Aging | Art | Creativity in Aging | March 18, 2025
Documentary Reflects on Two Artists and Friends Entering Their Ninth Decades
BY Global Ageing Network
Grains of Sand is an intimate reflection on aging as experienced by lifelong friends.
Grains of Sand is a moving, reflective documentary that follows the close friendship—and yearly meeting—of two women, separated by an ocean but united by a lifelong bond and their art, as they approach their 80th birthdays.
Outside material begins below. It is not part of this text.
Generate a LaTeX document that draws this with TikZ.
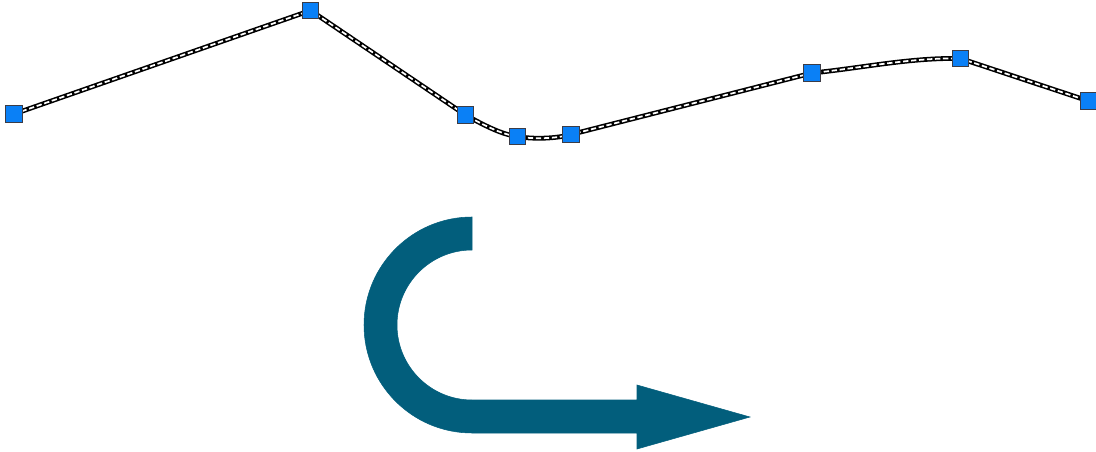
\documentclass[tikz,border=0pt]{standalone}
\usepackage{tikz}
\usetikzlibrary{positioning}

\tikzset{
  vertexbox/.style={draw={rgb, 255:red, 60; green, 60; blue, 70}, line width=0.8pt,
    fill={rgb, 255:red, 10; green, 128; blue, 246}, rectangle, inner sep=0pt,
    minimum size=12.5pt},
  polyouter/.style={draw=black, line width=3.6pt, line join=round},
  polyinner/.style={draw=white, line width=1.3pt, dash pattern=on 4pt off 2pt, line join=round}
}

\begin{document}
\begin{tikzpicture}[x=0.75pt,y=0.75pt,yscale=-1,xscale=1]
\path[use as bounding box] (0,0) rectangle (1096,452);

% Vertices
\coordinate (p1) at (14,114);
\coordinate (p2) at (310.5,10.5);
\coordinate (p3) at (465.5,115);
\coordinate (p4) at (517.5,136.5);
\coordinate (p5) at (571,134.5);
\coordinate (p6) at (812,73);
\coordinate (p7) at (960.5,58.5);
\coordinate (p8) at (1088.5,101);

%Straight Lines: polyline
\draw [polyouter] (p1) -- (p2) -- (p3) .. controls +(18,10) and +(-16,-2) .. (p4) .. controls +(16,3) and +(-14,4) .. (p5) -- (p6) .. controls +(50,-5) and +(-50,-1) .. (p7) -- (p8);
\draw [polyinner] (p1) -- (p2) -- (p3) .. controls +(18,10) and +(-16,-2) .. (p4) .. controls +(16,3) and +(-14,4) .. (p5) -- (p6) .. controls +(50,-5) and +(-50,-1) .. (p7) -- (p8);

%Shape: Squares
\node [vertexbox] (v1) at (p1) {};
\node [vertexbox] (v2) at (p2) {};
\node [vertexbox] (v3) at (p3) {};
\node [vertexbox] (v4) at (p4) {};
\node [vertexbox] (v5) at (p5) {};
\node [vertexbox] (v6) at (p6) {};
\node [vertexbox] (v7) at (p7) {};
\node [vertexbox] (v8) at (p8) {};

%Shape: Hook Arrow
\draw  [draw={rgb, 255:red, 2; green, 94; blue, 124 }, fill={rgb, 255:red, 2; green, 94; blue, 124 }, fill opacity=1, line width=0.4pt] (472,217) .. controls (412.35,217) and (364,265.35) .. (364,325) .. controls (364,384.65) and (412.35,433) .. (472,433) -- (637,433) -- (637,449) -- (750,417) -- (637,385) -- (637,400) -- (472,400) .. controls (430.58,400) and (397,366.42) .. (397,325) .. controls (397,283.58) and (430.58,250) .. (472,250) -- cycle ;

\end{tikzpicture}
\end{document}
Margot and Barbara are filmmaker Sarah Gross’s mother and mother-in-law, respectively. Margot, a native of England who now lives in San Francisco, CA, and Barbara, who lives in Hamburg, Germany, meet yearly on a farm in Germany. The farmhouse becomes a yearly ritual where the women, both still active in their work in stone, painting, and collage, meet to share their art, reflect on their lives, and enjoy their friendship.
Watch the trailer for Grains of Sand, a poignant documentary filmed over eight years. Through art, conversation, and reflection, the filmmaker captures a unique coming-of-age story—one that unfolds in the ninth decade of life.
Filmed over eight years, the 85-minute film tells “a different kind of coming-of-age story” following the women’s conversations and memories. Working on large stones they have brought to sculpt, the women’s conversations about creativity and aging are accompanied by voice-overs from Gross that tell their story and show how these older women are not just looking back on life, they are living it.
Screenings of Grains of Sand are available along with a workshop designed for aging audiences and their caregivers. Led by Gross and museum docent Suzanne Reich, the workshop includes post-screening discussion and reflection on aging, as well as a short collage project for participants, to aid in reflection on the film’s themes.